# Getting a new flock this year...



## NyGoatMom (Jan 26, 2013)

I should have done this last year but I keep putting it off...so asap I am ordering 50 new hens from McMurray...getting 13 different breeds. Been a few years since I had that many chicks around!:wahoo:


----------



## ksalvagno (Oct 6, 2009)

Sounds like fun! I'm hoping to get some chickens this year.


----------



## KW Farms (Jun 21, 2008)

Exciting! I ordered some this year too. They won't be here until May though. I have usually gone through McMurray, but this year decided to give Meyer a try. What breeds did you order?


----------



## dreamacresfarm2 (May 10, 2014)

My hens hatched off 18 and only 6 were roosters so I will hold off buying any chicks - still need a hen turkey though


----------



## SalteyLove (Jun 18, 2011)

Stephanie if you didn't order yet I am just showing you this http://thehatchinghouse.com/

They are located near me, we sell them hay, they have great poultry. Not sure how prices compare to McMurray or Meyer as I have not ordered chicks in a long time.


----------



## NyGoatMom (Jan 26, 2013)

Let's see...barred rocks, black cochins, easter eggers, silver laced wyandottes, turkens, partridge rocks, australorps, reds, salmon favorelles, dark brahmas,rose combed brown leghorns,buff laced polish and possibly some black sexlinks.


----------



## NyGoatMom (Jan 26, 2013)

Saltey...looks like they only sell pullets? 

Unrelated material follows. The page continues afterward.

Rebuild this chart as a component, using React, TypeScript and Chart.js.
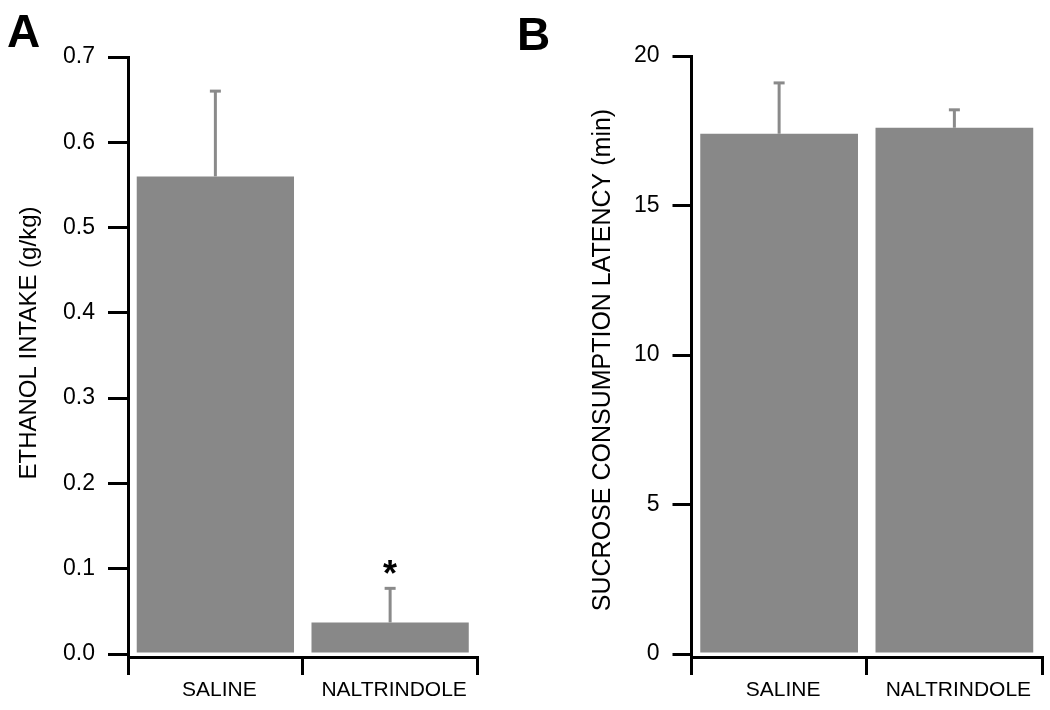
import React, { useEffect, useRef } from "react";
import { Chart, registerables } from "chart.js";

Chart.register(...registerables);

// ---- data ----
const categories = ["SALINE", "NALTRINDOLE"];

const ethanolMeans = [0.56, 0.037];
const ethanolSem = [0.1, 0.04];
const ethanolMarks = ["", "*"];
const ethanolTicks = [0, 0.1, 0.2, 0.3, 0.4, 0.5, 0.6, 0.7];

const latencyMeans = [17.4, 17.6];
const latencySem = [1.7, 0.6];
const latencyMarks = ["", ""];
const latencyTicks = [0, 5, 10, 15, 20];

const FONT = "'Liberation Sans', Arial, Helvetica, sans-serif";
const BAR_COLOR = "#888888";
const ERR_COLOR = "#8a8a8a";

type PanelCfg = {
  canvasLeft: number;
  canvasWidth: number;
  chartLeft: number;
  chartRight: number;
  chartTop: number;
  axisBottom: number;
  yMin: number;
  yMax: number;
  ticks: number[];
  decimals: number;
  tickLength: number;
  title: string;
  titleSize: number;
  titleX: number;
  titleY: number;
  letter: string;
  letterX: number;
  letterY: number;
  means: number[];
  sem: number[];
  marks: string[];
};

const errorBarPlugin = {
  id: "errorBars",
  afterDatasetsDraw(chart: any, _args: any, opts: any) {
    const meta = chart.getDatasetMeta(0);
    const y = chart.scales.y;
    const ctx = chart.ctx as CanvasRenderingContext2D;
    ctx.save();
    ctx.strokeStyle = ERR_COLOR;
    ctx.lineWidth = 3;
    ctx.lineCap = "butt";
    meta.data.forEach((bar: any, i: number) => {
      const v = opts.means[i];
      const e = opts.sem[i];
      const yBase = y.getPixelForValue(v);
      const yTop = y.getPixelForValue(v + e);
      ctx.beginPath();
      ctx.moveTo(bar.x, yBase);
      ctx.lineTo(bar.x, yTop);
      ctx.stroke();
      ctx.beginPath();
      ctx.moveTo(bar.x - 5.5, yTop);
      ctx.lineTo(bar.x + 5.5, yTop);
      ctx.stroke();
      const mark = opts.marks[i];
      if (mark) {
        ctx.fillStyle = "#000";
        ctx.font = `bold 36px ${FONT}`;
        ctx.textAlign = "center";
        ctx.textBaseline = "alphabetic";
        ctx.fillText(mark, bar.x, yTop - 2);
      }
    });
    ctx.restore();
  },
};

const textPlugin = {
  id: "panelText",
  afterDraw(chart: any, _args: any, opts: any) {
    const ctx = chart.ctx as CanvasRenderingContext2D;
    ctx.save();
    ctx.fillStyle = "#000";
    // panel letter
    ctx.font = `bold 46px ${FONT}`;
    ctx.textAlign = "left";
    ctx.textBaseline = "alphabetic";
    ctx.fillText(opts.letter, opts.letterX, opts.letterY);
    // y title
    ctx.translate(opts.titleX, opts.titleY);
    ctx.rotate(-Math.PI / 2);
    ctx.font = `${opts.titleSize}px ${FONT}`;
    ctx.textAlign = "center";
    ctx.textBaseline = "middle";
    ctx.fillText(opts.title, 0, 0);
    ctx.restore();
  },
};

function Panel({ cfg }: { cfg: PanelCfg }) {
  const ref = useRef<HTMLCanvasElement | null>(null);
  useEffect(() => {
    if (!ref.current) return;
    const H = 710;
    const chart = new Chart(ref.current, {
      type: "bar",
      data: {
        labels: categories,
        datasets: [
          {
            data: cfg.means,
            backgroundColor: BAR_COLOR,
            borderWidth: 0,
            barPercentage: 0.9,
            categoryPercentage: 1,
          },
        ],
      },
      plugins: [errorBarPlugin, textPlugin],
      options: {
        animation: false,
        responsive: false,
        devicePixelRatio: 1,
        layout: {
          padding: {
            left: 0,
            right: cfg.canvasWidth - cfg.chartRight,
            top: cfg.chartTop,
            bottom: 0,
          },
        },
        plugins: {
          legend: { display: false },
          tooltip: { enabled: false },
          title: { display: false },
          errorBars: { means: cfg.means, sem: cfg.sem, marks: cfg.marks },
          panelText: {
            letter: cfg.letter,
            letterX: cfg.letterX,
            letterY: cfg.letterY,
            title: cfg.title,
            titleSize: cfg.titleSize,
            titleX: cfg.titleX,
            titleY: cfg.titleY,
          },
        } as any,
        scales: {
          x: {
            afterFit: (axis: any) => {
              axis.height = H - cfg.axisBottom;
            },
            grid: {
              drawOnChartArea: false,
              drawTicks: true,
              offset: true,
              tickLength: 18,
              lineWidth: 3,
              color: "#000",
            },
            border: { display: true, width: 3, color: "#000" },
            ticks: {
              padding: 3,
              color: "#000",
              font: { family: FONT, size: 21 },
              labelOffset: 4,
              maxRotation: 0,
              autoSkip: false,
            },
          },
          y: {
            min: cfg.yMin,
            max: cfg.yMax,
            afterBuildTicks: (axis: any) => {
              axis.ticks = cfg.ticks.map((v) => ({ value: v }));
            },
            afterFit: (axis: any) => {
              axis.width = cfg.chartLeft;
            },
            grid: {
              drawOnChartArea: false,
              drawTicks: true,
              tickLength: cfg.tickLength,
              lineWidth: 3,
              color: "#000",
            },
            border: { display: true, width: 3, color: "#000" },
            ticks: {
              padding: 13,
              color: "#000",
              font: { family: FONT, size: 23 },
              callback: (v: any) => Number(v).toFixed(cfg.decimals),
            },
          },
        },
      } as any,
    });
    return () => chart.destroy();
  }, [cfg]);
  return (
    <canvas
      ref={ref}
      width={cfg.canvasWidth}
      height={710}
      style={{
        position: "absolute",
        left: cfg.canvasLeft,
        top: 0,
        width: cfg.canvasWidth,
        height: 710,
      }}
    />
  );
}

const panelA: PanelCfg = {
  canvasLeft: 0,
  canvasWidth: 505,
  chartLeft: 128,
  chartRight: 477.5,
  chartTop: 57,
  axisBottom: 657,
  yMin: -0.0035,
  yMax: 0.7,
  ticks: ethanolTicks,
  decimals: 1,
  tickLength: 20,
  title: "ETHANOL INTAKE (g/kg)",
  titleSize: 24,
  titleX: 29,
  titleY: 343,
  letter: "A",
  letterX: 7,
  letterY: 47,
  means: ethanolMeans,
  sem: ethanolSem,
  marks: ethanolMarks,
};

const panelB: PanelCfg = {
  canvasLeft: 505,
  canvasWidth: 545,
  chartLeft: 186.5,
  chartRight: 537,
  chartTop: 56,
  axisBottom: 657,
  yMin: -0.1,
  yMax: 20,
  ticks: latencyTicks,
  decimals: 0,
  tickLength: 19,
  title: "SUCROSE CONSUMPTION LATENCY (min)",
  titleSize: 25,
  titleX: 98,
  titleY: 360,
  letter: "B",
  letterX: 12,
  letterY: 50,
  means: latencyMeans,
  sem: latencySem,
  marks: latencyMarks,
};

export default function App() {
  return (
    <div
      style={{
        position: "absolute",
        left: 0,
        top: 0,
        width: 1050,
        height: 710,
        background: "#fff",
        overflow: "hidden",
      }}
    >
      <Panel cfg={panelA} />
      <Panel cfg={panelB} />
    </div>
  );
}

I'll be ordering as soon as possible for a march/april shipment.

I have used McMurray, Efowl,and Meyer with no complaints.


----------



## NyGoatMom (Jan 26, 2013)

I'd like to get some ducklings this year too...


----------



## SalteyLove (Jun 18, 2011)

NyGoatMom said:


> Saltey...looks like they only sell pullets?


Hmmm the few breeds I looked at there was a drop down option for either "Pullets Only" or "Straight Run"

What I liked about them is that they indicated they do not kill/macerate surplus male chicks, they grow them out and process for food banks or sell them discounted to local families to process themselves.


----------